The stupid-it burns! And are so stupid they are dangerous.

Crisp
January 25, 2022 3:45 pm

So where is the technical and engineering analysis? Where is the environmental analysis? Where is the financial analysis, especially of ROI? Where is the economic analysis, especially of opportunity cost? Without that, this is all unicorns farting rainbows and the chances of failure with dipsticks like this in charge is close to 100%.

Brett McS
January 26, 2022 1:56 am

Australia would be a better option.

Paul C
January 26, 2022 5:44 am

What they are they proposing seems to ignore the UN biodiversity ban on geoengineering. This ban has stifled efforts at ocean fertilisation, while natural ocean fertilisation from the iron-rich Sahara dust storms continues.

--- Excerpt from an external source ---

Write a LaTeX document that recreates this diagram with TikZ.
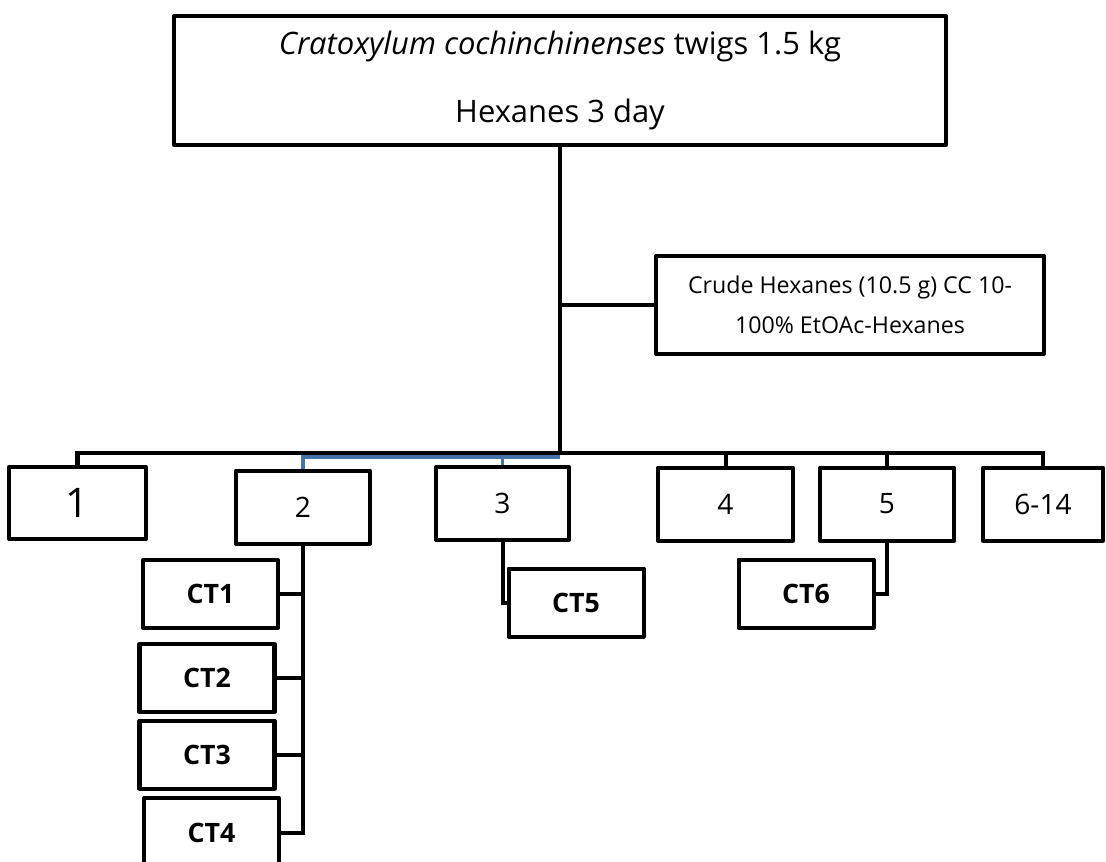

Is this an effort to prevent that natural ocean fertilisation too? Or would iron fertilisation of the oceans then be permitted to replace the natural supply inhibited by this geoengineering project? I do think that an inland sea with enhanced salt concentration in an area with extreme heat would be a useful resource for sea-salt production – like the salt pans producing Dead Sea Salts.

Tom Schaefer
January 26, 2022 7:19 am

Suggest readers pursue an alternate take on “la conviviencia” at Robert Spencer’s JihadWatch.org .

Andy Espersen
January 27, 2022 6:58 am

Just happened to see this now – scrolled through the comments (took me two minutes) – laughed aloud because everybody (perhaps I am wrong here) took this highly amusing, quite entertaining article seriously.

Reply to  Andy Espersen
February 3, 2022 6:16 pm

Bravo! It is after all, “Cli-Fi” (climate fiction).